> **EXERCISE TASK**
Restate the whole of the material. Keep every word, and drop the pictures.

> **SOURCE EXCERPT**
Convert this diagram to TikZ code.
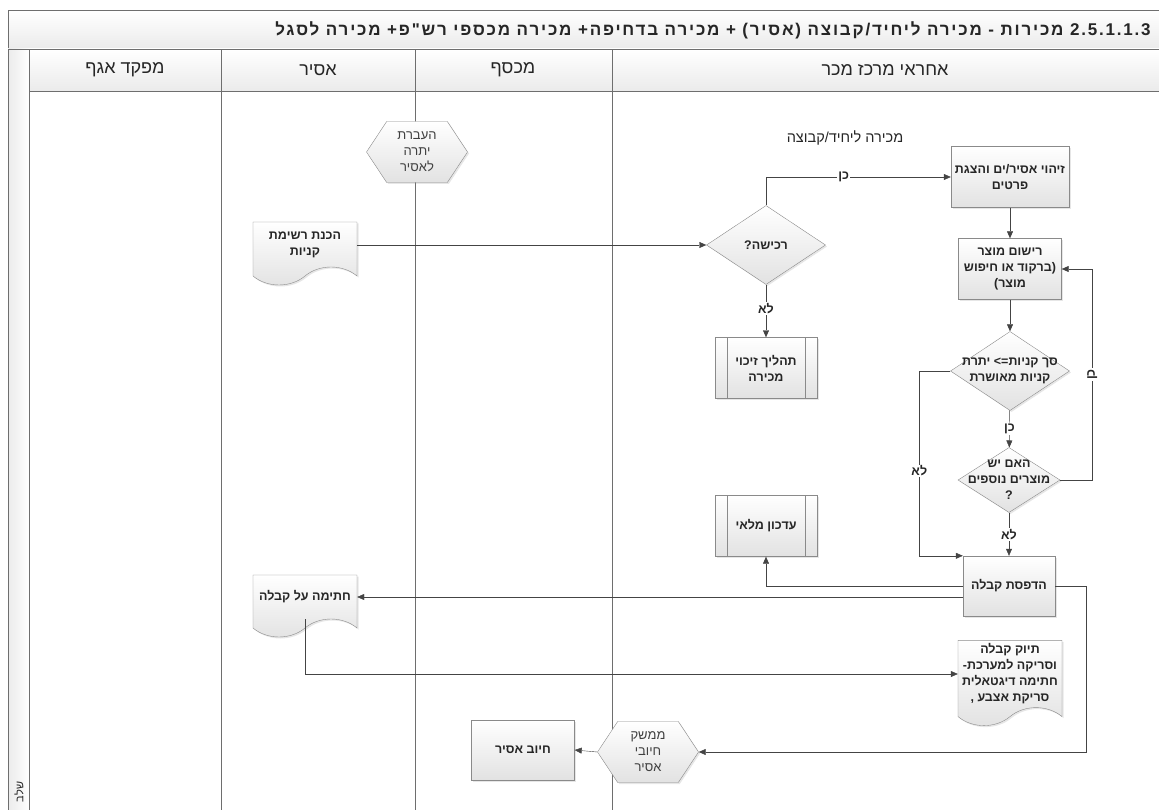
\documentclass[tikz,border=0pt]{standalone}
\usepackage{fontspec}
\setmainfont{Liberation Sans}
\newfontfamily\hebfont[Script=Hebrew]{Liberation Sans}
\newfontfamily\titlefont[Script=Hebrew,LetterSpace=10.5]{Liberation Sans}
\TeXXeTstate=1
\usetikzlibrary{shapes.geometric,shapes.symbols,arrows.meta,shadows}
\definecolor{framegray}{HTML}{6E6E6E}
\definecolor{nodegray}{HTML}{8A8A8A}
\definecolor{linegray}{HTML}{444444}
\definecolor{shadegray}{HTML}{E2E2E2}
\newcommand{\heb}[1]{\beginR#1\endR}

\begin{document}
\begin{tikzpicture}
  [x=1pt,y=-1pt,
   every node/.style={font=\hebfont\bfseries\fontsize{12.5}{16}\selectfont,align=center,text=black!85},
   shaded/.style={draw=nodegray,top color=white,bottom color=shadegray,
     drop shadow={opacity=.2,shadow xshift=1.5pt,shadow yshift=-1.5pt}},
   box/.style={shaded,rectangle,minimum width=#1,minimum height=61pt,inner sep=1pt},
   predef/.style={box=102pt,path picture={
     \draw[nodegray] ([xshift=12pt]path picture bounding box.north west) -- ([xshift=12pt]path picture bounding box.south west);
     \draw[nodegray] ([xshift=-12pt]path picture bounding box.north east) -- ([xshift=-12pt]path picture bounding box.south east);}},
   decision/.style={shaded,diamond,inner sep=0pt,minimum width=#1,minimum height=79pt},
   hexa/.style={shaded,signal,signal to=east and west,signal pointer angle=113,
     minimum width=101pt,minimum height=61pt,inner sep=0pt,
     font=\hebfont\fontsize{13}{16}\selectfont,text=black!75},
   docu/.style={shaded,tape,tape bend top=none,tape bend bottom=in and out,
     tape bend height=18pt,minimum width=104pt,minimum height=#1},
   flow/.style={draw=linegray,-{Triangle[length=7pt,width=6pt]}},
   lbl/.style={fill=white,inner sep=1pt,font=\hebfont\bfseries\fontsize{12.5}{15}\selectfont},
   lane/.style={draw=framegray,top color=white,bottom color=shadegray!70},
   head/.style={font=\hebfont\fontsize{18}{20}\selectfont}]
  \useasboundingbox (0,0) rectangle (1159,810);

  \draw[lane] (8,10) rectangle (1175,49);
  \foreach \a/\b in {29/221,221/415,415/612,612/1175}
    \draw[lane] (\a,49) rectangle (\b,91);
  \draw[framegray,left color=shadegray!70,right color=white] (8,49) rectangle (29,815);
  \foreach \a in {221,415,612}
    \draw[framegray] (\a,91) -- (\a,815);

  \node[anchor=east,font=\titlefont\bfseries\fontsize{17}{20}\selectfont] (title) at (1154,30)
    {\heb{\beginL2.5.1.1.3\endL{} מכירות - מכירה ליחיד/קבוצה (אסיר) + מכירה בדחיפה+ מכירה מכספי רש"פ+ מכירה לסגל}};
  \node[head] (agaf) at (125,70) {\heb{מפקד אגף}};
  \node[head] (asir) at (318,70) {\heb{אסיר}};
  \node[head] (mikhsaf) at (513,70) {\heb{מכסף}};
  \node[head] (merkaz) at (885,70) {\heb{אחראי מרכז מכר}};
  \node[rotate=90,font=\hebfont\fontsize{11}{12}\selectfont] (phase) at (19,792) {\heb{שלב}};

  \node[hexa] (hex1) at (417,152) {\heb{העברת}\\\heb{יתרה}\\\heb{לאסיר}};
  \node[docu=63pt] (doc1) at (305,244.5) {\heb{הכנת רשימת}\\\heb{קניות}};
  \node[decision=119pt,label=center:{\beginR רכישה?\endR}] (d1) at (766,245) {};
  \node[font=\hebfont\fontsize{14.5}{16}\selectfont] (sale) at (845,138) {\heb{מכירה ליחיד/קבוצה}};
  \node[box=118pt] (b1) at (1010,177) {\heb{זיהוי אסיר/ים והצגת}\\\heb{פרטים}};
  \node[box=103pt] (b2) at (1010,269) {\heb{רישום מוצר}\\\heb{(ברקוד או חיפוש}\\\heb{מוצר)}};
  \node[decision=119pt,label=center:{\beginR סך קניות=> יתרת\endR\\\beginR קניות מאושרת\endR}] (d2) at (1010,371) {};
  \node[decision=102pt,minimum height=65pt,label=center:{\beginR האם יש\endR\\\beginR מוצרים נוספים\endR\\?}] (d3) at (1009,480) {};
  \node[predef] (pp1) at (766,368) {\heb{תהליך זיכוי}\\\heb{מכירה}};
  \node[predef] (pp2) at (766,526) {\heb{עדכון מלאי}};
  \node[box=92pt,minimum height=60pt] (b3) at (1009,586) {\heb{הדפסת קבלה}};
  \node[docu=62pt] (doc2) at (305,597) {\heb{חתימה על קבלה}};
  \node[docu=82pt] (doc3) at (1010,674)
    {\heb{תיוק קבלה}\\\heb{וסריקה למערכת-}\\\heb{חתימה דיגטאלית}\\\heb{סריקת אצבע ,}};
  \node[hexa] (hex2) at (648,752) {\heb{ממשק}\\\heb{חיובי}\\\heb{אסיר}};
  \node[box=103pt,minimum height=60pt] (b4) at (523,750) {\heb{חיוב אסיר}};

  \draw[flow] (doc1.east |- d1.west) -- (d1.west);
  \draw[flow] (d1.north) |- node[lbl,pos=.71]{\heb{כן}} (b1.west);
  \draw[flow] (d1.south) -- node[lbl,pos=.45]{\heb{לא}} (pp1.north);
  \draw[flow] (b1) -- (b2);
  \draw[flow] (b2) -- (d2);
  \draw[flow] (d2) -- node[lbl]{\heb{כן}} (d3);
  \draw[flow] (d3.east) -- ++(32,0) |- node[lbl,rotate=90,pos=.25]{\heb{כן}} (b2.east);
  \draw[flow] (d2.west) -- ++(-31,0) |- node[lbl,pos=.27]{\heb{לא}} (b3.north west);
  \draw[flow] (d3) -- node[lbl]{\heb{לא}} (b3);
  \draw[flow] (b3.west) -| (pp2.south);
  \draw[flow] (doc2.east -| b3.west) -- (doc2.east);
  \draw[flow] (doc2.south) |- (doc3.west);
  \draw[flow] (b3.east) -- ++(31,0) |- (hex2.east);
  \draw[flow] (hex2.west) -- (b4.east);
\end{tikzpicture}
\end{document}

> **FINAL RESULT**
Convert this diagram to TikZ code.
\documentclass[tikz,border=0pt]{standalone}
\usepackage{fontspec}
\setmainfont{Liberation Sans}
\newfontfamily\hebfont[Script=Hebrew]{Liberation Sans}
\newfontfamily\titlefont[Script=Hebrew,LetterSpace=10.5]{Liberation Sans}
\TeXXeTstate=1
\usetikzlibrary{shapes.geometric,shapes.symbols,arrows.meta,shadows}
\definecolor{framegray}{HTML}{6E6E6E}
\definecolor{nodegray}{HTML}{8A8A8A}
\definecolor{linegray}{HTML}{444444}
\definecolor{shadegray}{HTML}{E2E2E2}
\newcommand{\heb}[1]{\beginR#1\endR}

\begin{document}
\begin{tikzpicture}
  [x=1pt,y=-1pt,
   every node/.style={font=\hebfont\bfseries\fontsize{12.5}{16}\selectfont,align=center,text=black!85},
   shaded/.style={draw=nodegray,top color=white,bottom color=shadegray,
     drop shadow={opacity=.2,shadow xshift=1.5pt,shadow yshift=-1.5pt}},
   box/.style={shaded,rectangle,minimum width=#1,minimum height=61pt,inner sep=1pt},
   predef/.style={box=102pt,path picture={
     \draw[nodegray] ([xshift=12pt]path picture bounding box.north west) -- ([xshift=12pt]path picture bounding box.south west);
     \draw[nodegray] ([xshift=-12pt]path picture bounding box.north east) -- ([xshift=-12pt]path picture bounding box.south east);}},
   decision/.style={shaded,diamond,inner sep=0pt,minimum width=#1,minimum height=79pt},
   hexa/.style={shaded,signal,signal to=east and west,signal pointer angle=113,
     minimum width=101pt,minimum height=61pt,inner sep=0pt,
     font=\hebfont\fontsize{13}{16}\selectfont,text=black!75},
   docu/.style={shaded,tape,tape bend top=none,tape bend bottom=in and out,
     tape bend height=18pt,minimum width=104pt,minimum height=#1},
   flow/.style={draw=linegray,-{Triangle[length=7pt,width=6pt]}},
   lbl/.style={fill=white,inner sep=1pt,font=\hebfont\bfseries\fontsize{12.5}{15}\selectfont},
   lane/.style={draw=framegray,top color=white,bottom color=shadegray!70},
   head/.style={font=\hebfont\fontsize{18}{20}\selectfont}]
  \useasboundingbox (0,0) rectangle (1159,810);

  \draw[lane] (8,10) rectangle (1175,49);
  \foreach \a/\b in {29/221,221/415,415/612,612/1175}
    \draw[lane] (\a,49) rectangle (\b,91);
  \draw[framegray,left color=shadegray!70,right color=white] (8,49) rectangle (29,815);
  \foreach \a in {221,415,612}
    \draw[framegray] (\a,91) -- (\a,815);

  \node[anchor=east,font=\titlefont\bfseries\fontsize{17}{20}\selectfont] (title) at (1154,30)
    {\heb{\beginL2.5.1.1.3\endL{} מכירות - מכירה ליחיד/קבוצה (אסיר) + מכירה בדחיפה+ מכירה מכספי רש"פ+ מכירה לסגל}};
  \node[head] (agaf) at (125,70) {\heb{מפקד אגף}};
  \node[head] (asir) at (318,70) {\heb{אסיר}};
  \node[head] (mikhsaf) at (513,70) {\heb{מכסף}};
  \node[head] (merkaz) at (885,70) {\heb{אחראי מרכז מכר}};
  \node[rotate=90,font=\hebfont\fontsize{11}{12}\selectfont] (phase) at (19,792) {\heb{שלב}};

  \node[hexa] (hex1) at (417,152) {\heb{העברת}\\\heb{יתרה}\\\heb{לאסיר}};
  \node[docu=63pt] (doc1) at (305,244.5) {\heb{הכנת רשימת}\\\heb{קניות}};
  \node[decision=119pt,label=center:{\beginR רכישה?\endR}] (d1) at (766,245) {};
  \node[font=\hebfont\fontsize{14.5}{16}\selectfont] (sale) at (845,138) {\heb{מכירה ליחיד/קבוצה}};
  \node[box=118pt] (b1) at (1010,177) {\heb{זיהוי אסיר/ים והצגת}\\\heb{פרטים}};
  \node[box=103pt] (b2) at (1010,269) {\heb{רישום מוצר}\\\heb{(ברקוד או חיפוש}\\\heb{מוצר)}};
  \node[decision=119pt,label=center:{\beginR סך קניות=> יתרת\endR\\\beginR קניות מאושרת\endR}] (d2) at (1010,371) {};
  \node[decision=102pt,minimum height=65pt,label=center:{\beginR האם יש\endR\\\beginR מוצרים נוספים\endR\\?}] (d3) at (1009,480) {};
  \node[predef] (pp1) at (766,368) {\heb{תהליך זיכוי}\\\heb{מכירה}};
  \node[predef] (pp2) at (766,526) {\heb{עדכון מלאי}};
  \node[box=92pt,minimum height=60pt] (b3) at (1009,586) {\heb{הדפסת קבלה}};
  \node[docu=62pt] (doc2) at (305,597) {\heb{חתימה על קבלה}};
  \node[docu=82pt] (doc3) at (1010,674)
    {\heb{תיוק קבלה}\\\heb{וסריקה למערכת-}\\\heb{חתימה דיגטאלית}\\\heb{סריקת אצבע ,}};
  \node[hexa] (hex2) at (648,752) {\heb{ממשק}\\\heb{חיובי}\\\heb{אסיר}};
  \node[box=103pt,minimum height=60pt] (b4) at (523,750) {\heb{חיוב אסיר}};

  \draw[flow] (doc1.east |- d1.west) -- (d1.west);
  \draw[flow] (d1.north) |- node[lbl,pos=.71]{\heb{כן}} (b1.west);
  \draw[flow] (d1.south) -- node[lbl,pos=.45]{\heb{לא}} (pp1.north);
  \draw[flow] (b1) -- (b2);
  \draw[flow] (b2) -- (d2);
  \draw[flow] (d2) -- node[lbl]{\heb{כן}} (d3);
  \draw[flow] (d3.east) -- ++(32,0) |- node[lbl,rotate=90,pos=.25]{\heb{כן}} (b2.east);
  \draw[flow] (d2.west) -- ++(-31,0) |- node[lbl,pos=.27]{\heb{לא}} (b3.north west);
  \draw[flow] (d3) -- node[lbl]{\heb{לא}} (b3);
  \draw[flow] (b3.west) -| (pp2.south);
  \draw[flow] (doc2.east -| b3.west) -- (doc2.east);
  \draw[flow] (doc2.south) |- (doc3.west);
  \draw[flow] (b3.east) -- ++(31,0) |- (hex2.east);
  \draw[flow] (hex2.west) -- (b4.east);
\end{tikzpicture}
\end{document}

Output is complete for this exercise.